Direct import (tool-local helper)

import { summarize } from './arrey/tools/summarize'

const result = await summarize({
  prompt: './report.pdf',
  format: 'executive',
  temp: 0.4,
  model: 'gpt-4.1-mini'
})

console.log(result.summary)

Agent tool (Vercel AI SDK)

import { arrey } from 'arrey'
import { generateText } from 'ai'
import { openai } from '@ai-sdk/openai'
import { summarize } from './arrey/tools/summarize'

const { text } = await generateText({
  model: openai('gpt-4o'),
  tools: await arrey.toVercelAIFrom([summarize]),
  prompt: 'Summarize this report for me: ./q3-results.pdf'
})

Agent tool (LangChain)

const agent = await createReactAgent({
  llm: new ChatOpenAI(),
  tools: arrey.toLangChain(['summarize'])
})

Formats

FormatOutput
bullets5-7 bullet points. Default.
tldrSingle paragraph, under 100 words
executiveStructured: Overview, Key Points, Recommendation
customWhatever you define in prompt.ts -> formats.custom

Customization

Change bullet style

Edit prompt.ts -> formats.bullets. Example: change "5 to 7 bullet points" to "exactly 3 bullets" and "start each with a strong verb" to "start each with a number."

Add a custom format

Add a new key to prompt.ts -> formats:

formats: {
  ...existing formats,
  internal: `
    Format as an internal Slack update.
    Use casual language. Max 3 sentences.
    Start with: "Quick update:"
  `
}

Use it with: arrey summarize ./notes.txt --format internal

Make it domain-aware

Pass an instruction at call time - no code change needed:

arrey summarize ./legal.pdf --format bullets --instruction "Preserve all clause numbers and legal terms exactly."

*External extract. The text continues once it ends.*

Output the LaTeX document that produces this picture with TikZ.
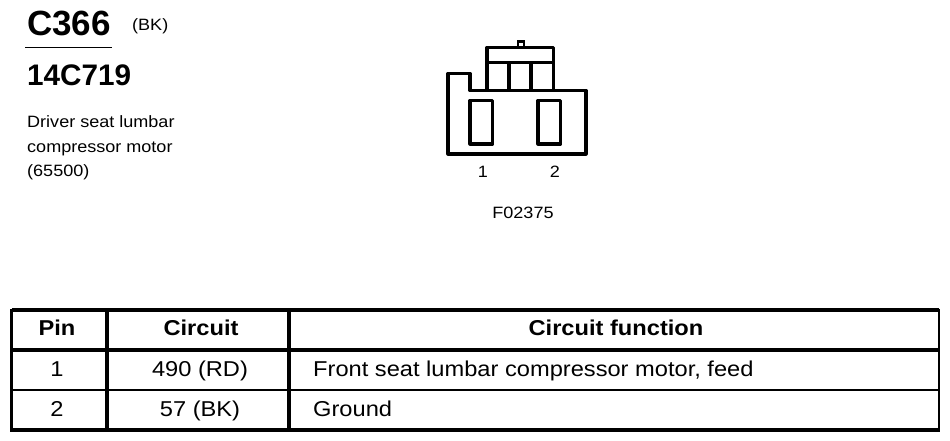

Or hardcode it for your domain in prompt.ts -> chunk:

chunk: `
  You are summarizing part {{index}} of {{total}} of a legal document.
  Preserve all clause numbers, party names, and dollar amounts exactly.
  ...
`

Change chunking behavior

Edit index.ts -> the ctx.chunk() call:

const chunks = await ctx.chunk(content, {
  strategy: 'sentence',  // 'semantic' | 'fixed' | 'sentence' | 'code'
  maxTokens: 1500,       // smaller chunks = more API calls but more precise
  overlap: 100,          // reduce overlap for speed, increase for coherence
})

Use a different model for this tool only

Set it in arrey.config.yaml:

tools:
  summarize:
    model: gpt-4o   # override the default model just for this tool

Files

FilePurposeEdit frequency
prompt.tsAll prompts and format definitionsOften
index.tsExecution logic and chunking strategySometimes
manifest.jsonTool metadata and I/O schemaRarely
README.mdThis fileNever (unless you want to)

How it handles long documents

  1. Content is split into semantic chunks of ~2000 tokens with 200-token overlap
  2. Each chunk is summarized independently (parallelized)
  3. Partial summaries are combined into the final output using the format prompt
  4. If there's only one chunk, the combine step is skipped entirely

This means the tool works on documents of any length - a tweet or a 500-page PDF.


Composes

This tool has no dependencies on other arrey tools. It is a primitive - other tools (like meeting-digest) call it internally.